Stated task: Give the number of lines in the listing that hold the word "standalone". Write nothing but that number.
——————
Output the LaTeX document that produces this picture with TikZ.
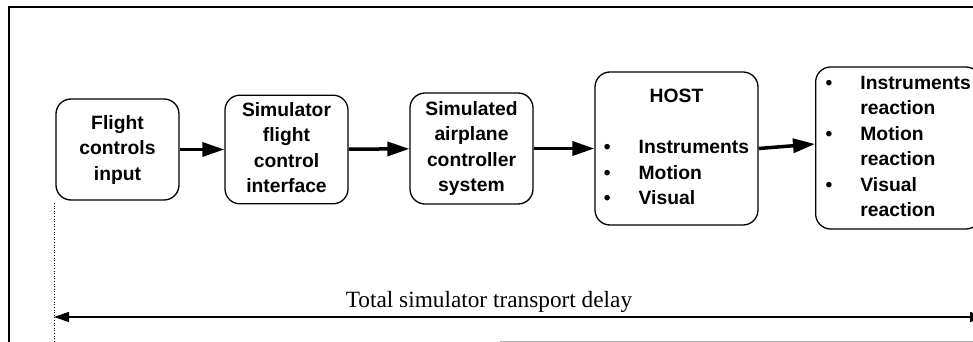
\documentclass[tikz,border=0pt]{standalone}
\usepackage{fontspec}
\setmainfont{Liberation Serif}
\newfontfamily\boxfont{Liberation Sans}
\usepackage{xcolor}
\usetikzlibrary{arrows.meta}

\begin{document}
\begin{tikzpicture}[x=1pt,y=-1pt,
		blk/.style={draw,rounded corners=15pt,line width=1.3pt,minimum width=123pt,
			font=\boxfont\bfseries\fontsize{19.3}{25.5}\selectfont},
		flow/.style={-{Triangle[length=22pt,width=14pt]},line width=3.5pt},
		span/.style={{Triangle[length=15pt,width=10pt]}-{Triangle[length=15pt,width=10pt]},line width=1.2pt}]
				\useasboundingbox (0,0) rectangle (973,342);
				\clip (0,0) rectangle (973,342);
				% frame
				\draw[line width=2pt] (9,345) -- (9,7) -- (980,7);
				\draw[gray!60, line width=1pt] (500,341) -- (980,341);
				% blocks
				\node (fci) [blk, minimum height=101pt] at (117.5,149.5)
					{\begin{tabular}{@{}c@{}}Flight\\controls\\input\end{tabular}};
				\node (sfci) [blk, minimum height=107pt] at (286.5,149.5)
					{\begin{tabular}{@{}c@{}}Simulator\\flight\\control\\interface\end{tabular}};
				\node (sacs) [blk, minimum height=111pt] at (471.5,148.5)
					{\begin{tabular}{@{}c@{}}Simulated\\airplane\\controller\\system\end{tabular}};
				\node (host) [blk, minimum width=163pt, minimum height=153pt] at (676.5,148.5)
					{\begin{tabular}{@{}l@{\hspace{28pt}}l@{}}\multicolumn{2}{c}{HOST}\\ \\
					\textbullet & Instruments\\ \textbullet & Motion\\ \textbullet & Visual\end{tabular}};
				\node (react) [blk, anchor=west, inner xsep=10pt, inner ysep=2pt, minimum height=162pt] at (815,148)
					{\begin{tabular}{@{}l@{\hspace{28pt}}l@{}}\textbullet & Instruments\\ & reaction\\
					\textbullet & Motion\\ & reaction\\ \textbullet & Visual\\ & reaction\end{tabular}};
				\draw[flow] (fci) -- (sfci);
				\draw[flow] (sfci) -- (sacs);
				\draw[flow] (sacs) -- (host);
				\draw[flow] (host.east) -- ([yshift=4pt]react.west);
				% delay
				\coordinate (dt) at (54,203);
				\coordinate (db) at (54,342);
				\coordinate (dl) at (54,317);
				\coordinate (dr) at (985,317);
				\draw[dotted, line width=0.6pt] (dt) -- (db);
				\draw[span] (dl) -- (dr);
				\node (lbl) [anchor=base, font=\fontsize{23.3}{28}\selectfont] at (489,307) {Total simulator transport delay};
			\end{tikzpicture}
\end{document}
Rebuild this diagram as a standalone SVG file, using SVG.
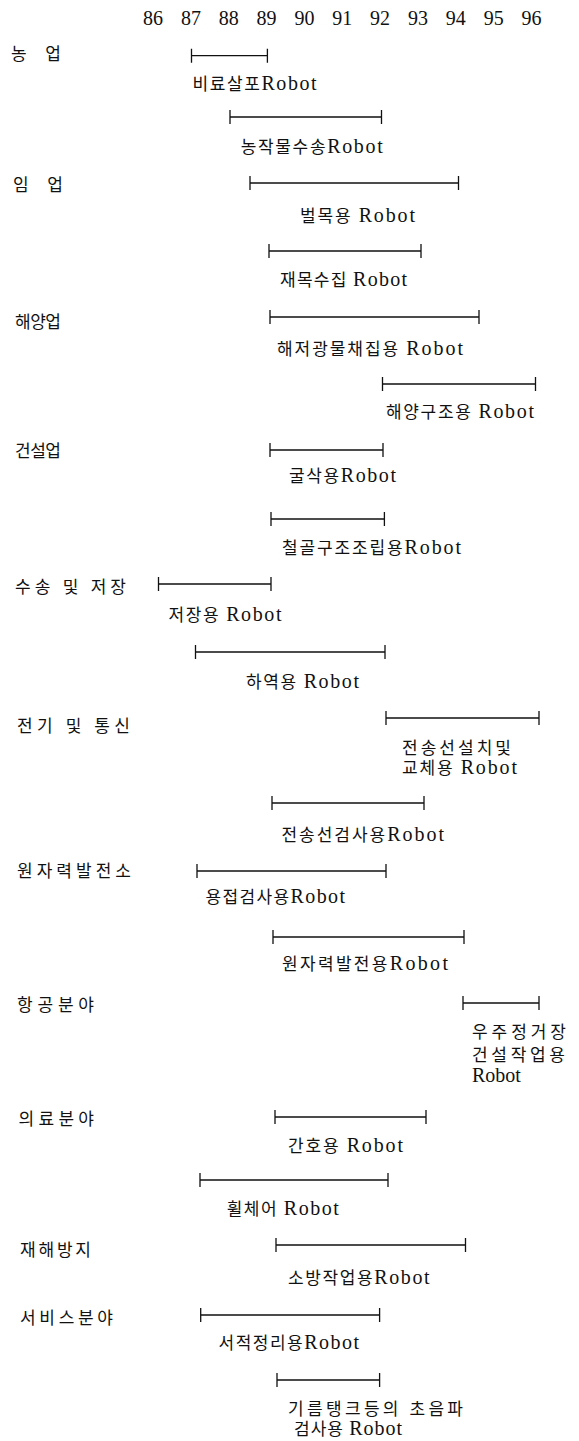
<svg xmlns="http://www.w3.org/2000/svg" width="579" height="1441" viewBox="0 0 579 1441">
<style>
text{font-family:"Liberation Serif","Noto Sans CJK KR",serif;fill:#111;}
.yr{font-size:20px;text-anchor:middle;}
.cat{font-size:17px;}
.lb{font-size:17px;}
.r{font-size:20px;}
.bar{stroke:#111;stroke-width:1.3;fill:none;}
</style>
<rect width="579" height="1441" fill="#fff"/>
<g id="header">
<text class="yr" x="153" y="25">86</text>
<text class="yr" x="190.9" y="25">87</text>
<text class="yr" x="228.7" y="25">88</text>
<text class="yr" x="266.6" y="25">89</text>
<text class="yr" x="304.4" y="25">90</text>
<text class="yr" x="342.3" y="25">91</text>
<text class="yr" x="380.1" y="25">92</text>
<text class="yr" x="418" y="25">93</text>
<text class="yr" x="455.8" y="25">94</text>
<text class="yr" x="493.7" y="25">95</text>
<text class="yr" x="531.5" y="25">96</text>
</g>
<g id="categories">
<text class="cat" x="11" y="59.5" textLength="50" lengthAdjust="spacing">농 업</text>
<text class="cat" x="13" y="190.5" textLength="50" lengthAdjust="spacing">임 업</text>
<text class="cat" x="15" y="328" textLength="46" lengthAdjust="spacing">해양업</text>
<text class="cat" x="15" y="457" textLength="46" lengthAdjust="spacing">건설업</text>
<text class="cat" x="15" y="593" textLength="111" lengthAdjust="spacing">수송 및 저장</text>
<text class="cat" x="17" y="731.5" textLength="113" lengthAdjust="spacing">전기 및 통신</text>
<text class="cat" x="17" y="877" textLength="114" lengthAdjust="spacing">원자력발전소</text>
<text class="cat" x="17" y="1011" textLength="77" lengthAdjust="spacing">항공분야</text>
<text class="cat" x="18.5" y="1125" textLength="75.5" lengthAdjust="spacing">의료분야</text>
<text class="cat" x="20" y="1256" textLength="71" lengthAdjust="spacing">재해방지</text>
<text class="cat" x="20" y="1324" textLength="93" lengthAdjust="spacing">서비스분야</text>
</g>
<g id="connectors">
<path class="bar" d="M191.5 55.7H267.4M191.5 48.7V62.7M267.4 48.7V62.7"/>
<path class="bar" d="M230 117H381.5M230 110V124M381.5 110V124"/>
<path class="bar" d="M250 183H458.5M250 176V190M458.5 176V190"/>
<path class="bar" d="M269 251H421M269 244V258M421 244V258"/>
<path class="bar" d="M270 317H479M270 310V324M479 310V324"/>
<path class="bar" d="M382.5 384H535.5M382.5 377V391M535.5 377V391"/>
<path class="bar" d="M270 450H383M270 443V457M383 443V457"/>
<path class="bar" d="M271 519H384.4M271 512V526M384.4 512V526"/>
<path class="bar" d="M158.5 584H271M158.5 577V591M271 577V591"/>
<path class="bar" d="M195.5 652H385M195.5 645V659M385 645V659"/>
<path class="bar" d="M386 718H539M386 711V725M539 711V725"/>
<path class="bar" d="M272 803H424M272 796V810M424 796V810"/>
<path class="bar" d="M197 871H386M197 864V878M386 864V878"/>
<path class="bar" d="M273 937H464M273 930V944M464 930V944"/>
<path class="bar" d="M463 1003H539M463 996V1010M539 996V1010"/>
<path class="bar" d="M275 1117H426M275 1110V1124M426 1110V1124"/>
<path class="bar" d="M200 1180H388M200 1173V1187M388 1173V1187"/>
<path class="bar" d="M276 1245H465.5M276 1238V1252M465.5 1238V1252"/>
<path class="bar" d="M200.7 1315H379.6M200.7 1308V1322M379.6 1308V1322"/>
<path class="bar" d="M277 1380H379.6M277 1373V1387M379.6 1373V1387"/>
</g>
<g id="n1"><text class="lb" x="192.6" y="90" textLength="124" lengthAdjust="spacing">비료살포<tspan class="r">Robot</tspan></text></g>
<g id="n2"><text class="lb" x="240.7" y="153" textLength="142" lengthAdjust="spacing">농작물수송<tspan class="r">Robot</tspan></text></g>
<g id="n3"><text class="lb" x="300" y="222" textLength="115" lengthAdjust="spacing">벌목용 <tspan class="r">Robot</tspan></text></g>
<g id="n4"><text class="lb" x="280" y="286" textLength="127" lengthAdjust="spacing">재목수집 <tspan class="r">Robot</tspan></text></g>
<g id="n5"><text class="lb" x="277" y="355" textLength="186" lengthAdjust="spacing">해저광물채집용 <tspan class="r">Robot</tspan></text></g>
<g id="n6"><text class="lb" x="386" y="418" textLength="148" lengthAdjust="spacing">해양구조용 <tspan class="r">Robot</tspan></text></g>
<g id="n7"><text class="lb" x="289" y="482" textLength="107" lengthAdjust="spacing">굴삭용<tspan class="r">Robot</tspan></text></g>
<g id="n8"><text class="lb" x="282" y="554" textLength="179" lengthAdjust="spacing">철골구조조립용<tspan class="r">Robot</tspan></text></g>
<g id="n9"><text class="lb" x="168.5" y="621" textLength="113" lengthAdjust="spacing">저장용 <tspan class="r">Robot</tspan></text></g>
<g id="n10"><text class="lb" x="246" y="688" textLength="113" lengthAdjust="spacing">하역용 <tspan class="r">Robot</tspan></text></g>
<g id="n11"><text class="lb" x="402" y="754" textLength="109" lengthAdjust="spacing">전송선설치및</text><text class="lb" x="402" y="774" textLength="115" lengthAdjust="spacing">교체용 <tspan class="r">Robot</tspan></text></g>
<g id="n12"><text class="lb" x="281.5" y="841" textLength="162.5" lengthAdjust="spacing">전송선검사용<tspan class="r">Robot</tspan></text></g>
<g id="n13"><text class="lb" x="205.5" y="903" textLength="139.5" lengthAdjust="spacing">용접검사용<tspan class="r">Robot</tspan></text></g>
<g id="n14"><text class="lb" x="282" y="970" textLength="166" lengthAdjust="spacing">원자력발전용<tspan class="r">Robot</tspan></text></g>
<g id="n15"><text class="lb" x="472" y="1038" textLength="94" lengthAdjust="spacing">우주정거장</text><text class="lb" x="472" y="1061" textLength="93" lengthAdjust="spacing">건설작업용</text><text class="r" x="472" y="1082">Robot</text></g>
<g id="n16"><text class="lb" x="288" y="1152" textLength="115" lengthAdjust="spacing">간호용 <tspan class="r">Robot</tspan></text></g>
<g id="n17"><text class="lb" x="226.7" y="1215" textLength="112" lengthAdjust="spacing">휠체어 <tspan class="r">Robot</tspan></text></g>
<g id="n18"><text class="lb" x="288" y="1284" textLength="141.6" lengthAdjust="spacing">소방작업용<tspan class="r">Robot</tspan></text></g>
<g id="n19"><text class="lb" x="218.5" y="1349" textLength="140.5" lengthAdjust="spacing">서적정리용<tspan class="r">Robot</tspan></text></g>
<g id="n20"><text class="lb" x="288" y="1415" textLength="175" lengthAdjust="spacing">기름탱크등의 초음파</text><text class="lb" x="294" y="1435" textLength="108" lengthAdjust="spacing">검사용 <tspan class="r">Robot</tspan></text></g>
</svg>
——————
Final result: 2